The fact that journalists attacked Vitto so rabidly even though he was one of their own shows how heightened emotions were able to take over reason at Yucca Mountain. A comment by Ron Vitto puts this in perspective:

"The fact is that politicians will always be politicians and businessmen will always look at the bottom line. What is extremely disconcerting to me has been the lack of integrity of the print and broadcast media in regard to Yucca Mountain. This includes obfuscation of facts and the injection of opinion for research in the guise of reporting." [personal communication, May, 1993]
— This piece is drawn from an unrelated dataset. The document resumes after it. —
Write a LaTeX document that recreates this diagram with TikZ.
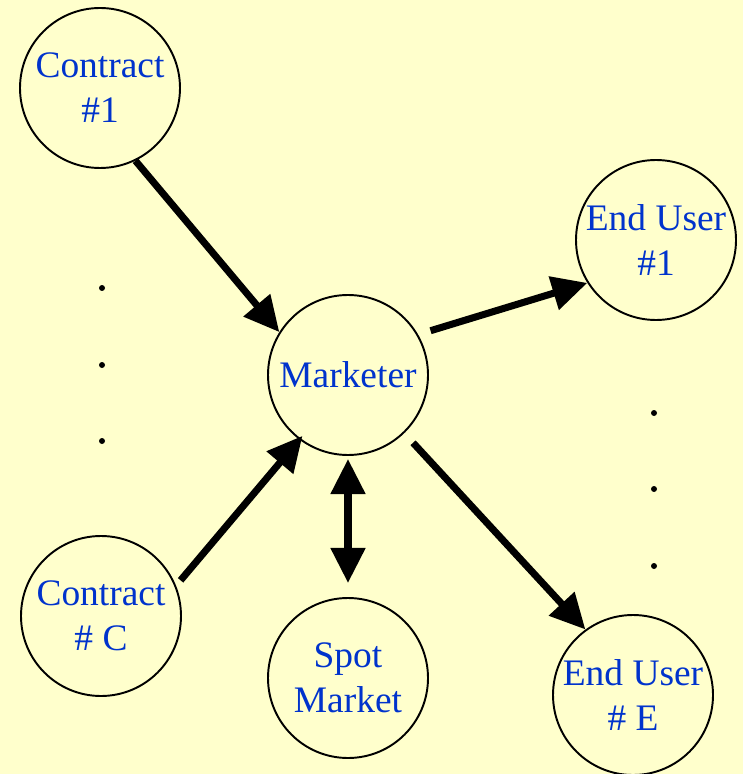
\documentclass[tikz,border=0pt]{standalone}
\usepackage{fontspec}
\setmainfont{Liberation Serif}
\usepackage{xcolor}
\usepackage{tikz}
\usetikzlibrary{
    arrows.meta
}
\definecolor{bgyellow}{HTML}{FFFFCC}
\definecolor{nameblue}{HTML}{0033CC}

\begin{document}
\begin{tikzpicture}[->,>={Triangle[length=20pt,width=19pt]},line width=4pt]
    \tikzstyle{every party}=[shape=circle, draw, line width=1.1pt, minimum size=3.2cm, inner sep=0pt, align=center, text=nameblue, font=\fontsize{21.3}{25.6}\selectfont]
    \fill [bgyellow] (0, 0) rectangle (14.86, -15.48);
    \useasboundingbox (0, 0) rectangle (14.86, -15.48);

	\node [every party] (C1) at (2.00, -1.76) {Contract\\ \#1};
	\node [every party] (CC) at (2.02, -12.32) {Contract\\ \# C};

	\node [every party] (M) at (6.96, -7.50) {Marketer};
	\node [every party] (S) at (6.96, -13.56) {Spot\\ Market};

	\node [every party] (E1) at (13.12, -4.80) {End User\\ \#1};
	\node [every party] (EE) at (12.66, -13.90) {End User\\ \# E};

	\draw (C1.296) -- (M.148);
	\draw [shorten <=0.14cm, shorten >=-0.1cm] (CC.22) -- (M.233);
	\draw [shorten <=0.26cm] (M.30) -- (E1.212);
	\draw [shorten <=0.26cm] (M.314) -- (EE.126);
	\draw [<->, shorten <=0.06cm, shorten >=0.28cm] (M.south) -- (S.north);

	\foreach \y in {-5.76, -7.30, -8.82}
	    \fill (2.04, \y) circle (0.06);
	\foreach \y in {-8.26, -9.78, -11.32}
	    \fill (13.08, \y) circle (0.06);
\end{tikzpicture}
\end{document}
Vitto seems to be upset at the local Nevada media more because they didn't do their professional homework regarding the repository than because they were biased in support or opposition to Yucca Mountain. In private conversations, Vitto has never been shy about expressing his feeling that you have to keep a watchful eye on the technocrats at DOE and in the nuclear industry, a position that is in complete variance to the media picture of him as a sell-out to nuclear bureaucrats. Vitto is capable of seeing both sides of the issue and had the media interviewed Vitto they would have discovered this for themselves. However, equally important in Vitto's mind seems to be the idea that the media should at least look at both sides of the story and do their job as impartial observers, not as self appointed politicians running for office with predefined agendas. Again from Vitto:

"It may be time for someone to report on the reporters. The truth is, broadcast journalism is no more than a search for the share-point." [personal communication, May, 1993]

Remember, this is from someone who has been in the broadcast profession for nearly thirty years. Hopefully, this puts some of the reporting that was done in Las Vegas on the Yucca Mountain issue in better perspective.